You fill the small tank with it when you fill the larger tank with gasoline

You don't mean Ad-Blue in a diesel do you?

Posted by
8396 posts

No. It goes into a petrol car. It comes out of same pump as the gas, but the nozzle is much smaller. We’ve rented two cars with it.

Posted by
14899 posts

I thought that the big difference between gas/petrol and diesel isn't the per liter price but the mileage per liter which is significantly higher for diesel. If so, the true comparison would be cost per kilometer. Bonus - more mileage (kilometrage) - less stops to fill up.

Posted by
8612 posts

You fill the small tank with it when you fill the larger tank with gasoline
----------
You don't mean Ad-Blue in a diesel?
--------------
No. It goes into a petrol car. It comes out of same pump as the gas, but the nozzle is much smaller. We’ve rented two cars with it.

I sure hope someone solves this riddle of what Bets is putting into a gasoline powered car. The suspense/curiosity is quite elevated about what it is.

Posted by
8396 posts

Here it is but in French, the system :

On pourrait penser que les voitures GPL utilisent uniquement le GPL-c comme carburant automobile pour fonctionner. Mais c’est faux : elles ont recours à deux types de carburant, le GPL et (dans la large majorité des cas) l’essence. C’est pour cela qu’on parle de voitures à bicarburation.
La bicarburation essence-GPL implique la présence de deux réservoirs :

un réservoir essence ;
un réservoir GPL.

https://www.renault.fr/gpl/fonctionnement-essence-gpl.html

And more, an explanation of what GPL is:
Le GPL (gaz de pétrole liquéfié) est composé d'un mélange de propane et de butane utilisé comme carburant automobile. ... C'est le réservoir essence qui est utilisé au démarrage, le temps que le moteur atteigne une température suffisante (le GPL nécessite que les chambres de combustion soient chaudes).

Posted by
8612 posts

It is an LPG ( propane) car.

The gasoline is used to get the engine hot enough to use the LPG.

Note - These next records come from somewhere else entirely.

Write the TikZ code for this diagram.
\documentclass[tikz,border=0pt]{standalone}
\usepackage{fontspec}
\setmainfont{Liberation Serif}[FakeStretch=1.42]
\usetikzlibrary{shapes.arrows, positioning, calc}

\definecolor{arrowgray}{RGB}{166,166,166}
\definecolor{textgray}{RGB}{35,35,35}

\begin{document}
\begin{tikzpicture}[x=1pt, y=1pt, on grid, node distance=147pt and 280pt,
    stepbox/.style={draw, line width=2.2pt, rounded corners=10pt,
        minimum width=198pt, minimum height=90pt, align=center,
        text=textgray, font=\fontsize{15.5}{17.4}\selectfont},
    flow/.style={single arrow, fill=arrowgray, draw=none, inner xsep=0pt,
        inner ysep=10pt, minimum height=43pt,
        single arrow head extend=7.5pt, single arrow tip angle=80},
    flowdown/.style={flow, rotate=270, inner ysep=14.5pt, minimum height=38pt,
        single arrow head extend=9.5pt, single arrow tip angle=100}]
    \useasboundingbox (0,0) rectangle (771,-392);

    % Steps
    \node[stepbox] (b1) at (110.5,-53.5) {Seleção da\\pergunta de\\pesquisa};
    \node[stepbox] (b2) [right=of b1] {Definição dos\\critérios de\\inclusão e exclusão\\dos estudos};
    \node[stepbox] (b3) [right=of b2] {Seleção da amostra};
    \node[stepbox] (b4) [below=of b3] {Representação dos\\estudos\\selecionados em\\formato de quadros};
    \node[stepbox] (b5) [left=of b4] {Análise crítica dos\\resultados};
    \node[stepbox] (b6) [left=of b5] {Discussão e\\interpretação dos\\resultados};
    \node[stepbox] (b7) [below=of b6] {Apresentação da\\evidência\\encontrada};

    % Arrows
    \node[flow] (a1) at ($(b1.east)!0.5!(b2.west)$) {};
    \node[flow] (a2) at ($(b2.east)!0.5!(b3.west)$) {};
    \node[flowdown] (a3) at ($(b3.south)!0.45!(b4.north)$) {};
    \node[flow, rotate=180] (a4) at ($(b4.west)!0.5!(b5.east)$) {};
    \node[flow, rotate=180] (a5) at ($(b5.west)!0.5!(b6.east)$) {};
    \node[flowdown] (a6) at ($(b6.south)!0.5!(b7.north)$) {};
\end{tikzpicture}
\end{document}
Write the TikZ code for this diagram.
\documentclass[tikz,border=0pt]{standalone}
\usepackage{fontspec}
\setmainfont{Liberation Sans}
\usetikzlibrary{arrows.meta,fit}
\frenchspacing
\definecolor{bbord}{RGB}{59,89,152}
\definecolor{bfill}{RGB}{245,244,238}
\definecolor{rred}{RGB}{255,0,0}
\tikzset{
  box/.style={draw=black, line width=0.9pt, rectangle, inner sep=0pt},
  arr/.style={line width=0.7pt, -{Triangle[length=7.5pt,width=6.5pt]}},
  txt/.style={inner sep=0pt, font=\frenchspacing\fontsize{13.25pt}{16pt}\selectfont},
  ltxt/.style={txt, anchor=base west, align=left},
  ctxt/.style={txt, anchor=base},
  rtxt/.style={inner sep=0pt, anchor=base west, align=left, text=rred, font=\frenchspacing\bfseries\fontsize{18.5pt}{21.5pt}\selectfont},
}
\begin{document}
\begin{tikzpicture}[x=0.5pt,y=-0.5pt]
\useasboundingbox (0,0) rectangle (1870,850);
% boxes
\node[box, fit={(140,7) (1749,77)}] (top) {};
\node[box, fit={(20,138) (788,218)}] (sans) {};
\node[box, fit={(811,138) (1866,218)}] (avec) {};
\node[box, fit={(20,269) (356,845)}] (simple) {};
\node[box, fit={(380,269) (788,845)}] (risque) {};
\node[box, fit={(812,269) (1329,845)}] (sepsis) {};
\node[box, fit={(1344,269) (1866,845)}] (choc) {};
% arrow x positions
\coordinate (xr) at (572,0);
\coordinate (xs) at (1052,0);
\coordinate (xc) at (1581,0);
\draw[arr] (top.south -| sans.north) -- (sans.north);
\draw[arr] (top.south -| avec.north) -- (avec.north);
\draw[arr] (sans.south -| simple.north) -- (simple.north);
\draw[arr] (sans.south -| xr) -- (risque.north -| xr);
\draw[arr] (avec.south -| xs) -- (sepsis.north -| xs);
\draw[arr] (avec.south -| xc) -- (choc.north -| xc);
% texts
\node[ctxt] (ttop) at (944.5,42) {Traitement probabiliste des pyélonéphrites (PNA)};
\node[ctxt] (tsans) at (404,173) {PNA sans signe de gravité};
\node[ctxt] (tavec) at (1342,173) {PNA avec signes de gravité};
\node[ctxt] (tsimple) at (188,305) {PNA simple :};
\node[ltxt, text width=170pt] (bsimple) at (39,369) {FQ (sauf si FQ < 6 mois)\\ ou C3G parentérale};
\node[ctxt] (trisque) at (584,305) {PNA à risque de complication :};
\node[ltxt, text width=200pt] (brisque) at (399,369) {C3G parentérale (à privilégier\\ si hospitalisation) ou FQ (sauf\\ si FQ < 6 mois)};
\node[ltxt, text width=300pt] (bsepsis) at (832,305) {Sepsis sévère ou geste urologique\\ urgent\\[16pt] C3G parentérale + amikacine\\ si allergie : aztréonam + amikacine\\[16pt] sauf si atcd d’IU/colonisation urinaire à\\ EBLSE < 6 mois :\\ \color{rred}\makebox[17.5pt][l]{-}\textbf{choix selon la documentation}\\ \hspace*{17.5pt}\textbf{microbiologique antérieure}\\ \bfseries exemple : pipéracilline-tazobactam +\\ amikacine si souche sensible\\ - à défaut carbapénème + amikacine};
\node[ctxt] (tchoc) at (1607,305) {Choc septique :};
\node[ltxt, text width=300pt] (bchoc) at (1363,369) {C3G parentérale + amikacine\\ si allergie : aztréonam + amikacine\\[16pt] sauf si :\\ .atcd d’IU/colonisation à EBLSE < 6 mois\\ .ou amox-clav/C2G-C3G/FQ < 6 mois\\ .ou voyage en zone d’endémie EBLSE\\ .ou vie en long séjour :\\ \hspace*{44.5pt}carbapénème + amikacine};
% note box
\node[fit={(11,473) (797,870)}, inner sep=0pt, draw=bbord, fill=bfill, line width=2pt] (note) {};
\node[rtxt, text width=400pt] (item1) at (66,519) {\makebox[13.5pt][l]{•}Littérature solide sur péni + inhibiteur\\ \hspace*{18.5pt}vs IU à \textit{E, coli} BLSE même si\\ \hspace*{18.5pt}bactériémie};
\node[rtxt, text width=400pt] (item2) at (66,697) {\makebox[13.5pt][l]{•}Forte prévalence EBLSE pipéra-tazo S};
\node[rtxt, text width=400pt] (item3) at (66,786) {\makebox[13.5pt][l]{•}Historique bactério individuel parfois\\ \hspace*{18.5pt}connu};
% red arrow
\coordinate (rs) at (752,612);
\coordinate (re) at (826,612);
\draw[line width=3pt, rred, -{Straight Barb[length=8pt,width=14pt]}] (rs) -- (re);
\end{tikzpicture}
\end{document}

Bets, thank you for solving the mystery

Posted by
27713 posts

and here I thought for decades that only Citroën made wacky car stuff (drive the car on 3 wheels, carry eggs across a field without a single casualty, corrugated van walls, etc.) - not counting the Wankel Rotary Engine of yore.

Renault, eh?

Posted by
2196 posts

From the NOS journal, Dutch-to-English translation service posted yesterday:

NOS NEWS BROADCAST BRIEF

Petrol and diesel more expensive than ever
- The recommended prices for petrol and diesel today were €2,14 and €1,84 per liter, respectively
- The cause of the high prices are tensions at the Russia-Ukraine border.

Was in Gent, BE today and filled up at 1,75€ per liter before heading home.

Posted by
8612 posts

The recommended prices for petrol and diesel today were €2,14 and €1,84 per liter, respectively

Is it the government that makes the 'recommendation'?

Is the 'recommended prices', a minimum or a maximum?

Posted by
2196 posts

joe32F, the government makes a "recommendation" but it is not binding and you'll find prices vary in different parts of the NL. Driving south to BE yesterday, the price on the A4 Highway was as high as 2.22E per liter (Euro95). Just before we pulled onto the highway, we passed a station in-town (The Hague) at 1.98E per liter. The taxes per liter are much higher than other neighboring countries and pre-covid it was quite common for border-town NL locals to cross the border to fill up in Germany or Belgium. It got to be a little tougher in covid-times.

But filling up today - while in Gent - we saved about .47E cents per liter. And when you think in terms of the US gallon, that's a savings of about $2,00 USD per gallon (at today's rate of exchange). So, certainly an incentive to fill up before heading home!

We explore Europe a lot by driving and the lowest cost fuel we've found lately was in Luxembourg, which I think today is about 1.49E per liter (according to a friend who lives there that we talked to this week). That's more than $3.00 USD per gallon in savings versus the A4 prices. So prices are quite variable in Europe. Granted this year, like in places around the world, the NL is projecting the highest home-energy costs... and we're forecasted to have a colder & longer winter than last year. UGH!

Posted by
27713 posts

In Luxembourg the prices are government controlled. They will all be within a few tenths of a cent regardless if on a motorway or in a town.